I also remember when I was first looking for my e-ring how my preferences changed as I looked further. I just didn't realize how many possibilities were out there until I started doing my research! Hopefully Dek's GF will be able to benefit from his diligence, but hopefully Dek will also not be too disappointed if his GF likes something that's not quite up to par.
 

aljdewey

Ideal_Rock
Joined
Nov 25, 2002
Messages
9,170
----------------
On 2/9/2003 1:50:41 PM Mara wrote:

Hest--good point! However the real root of what I meant was...don't just buy her what she wants because she wants it. BAD precedence for future married life!!!

Educate her if you can involve her! Things may change!
----------------

Honestly, Hest, I do agree with you. I respect Mara's opinion, but I think an engagement ring differs from other life decisions.

To most women, the engagement and the wedding are pinnacle points in her life that she dreams about long in advance. There are enough other things in life to settle for....the engagement ring, which will hopefully last for 50-60 years, shouldn't be one of them.

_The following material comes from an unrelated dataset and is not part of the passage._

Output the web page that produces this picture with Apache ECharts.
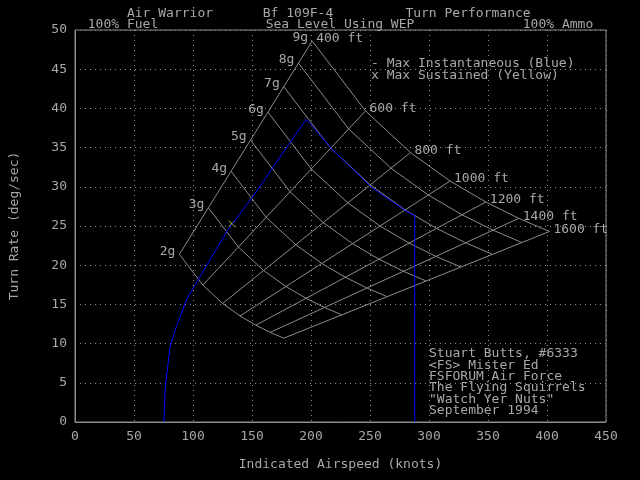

I think Divergrl will back this up. She got a ring that her s/o thought was the best thing on the planet, but it wasn't really what her heart desired. She's now in the process of replacing EVERYTHING about that ring....the stone,the setting, etc.

As far as setting a bad precedent.....hogwash. Giving a woman the ring of her dreams doesn't imply that a man is willing to lay down on every purchase for the rest of his life. Some purchases are more important than others, and this is one of the most significant he will ever make. She will be the one wearing it; it should be what her heart desires.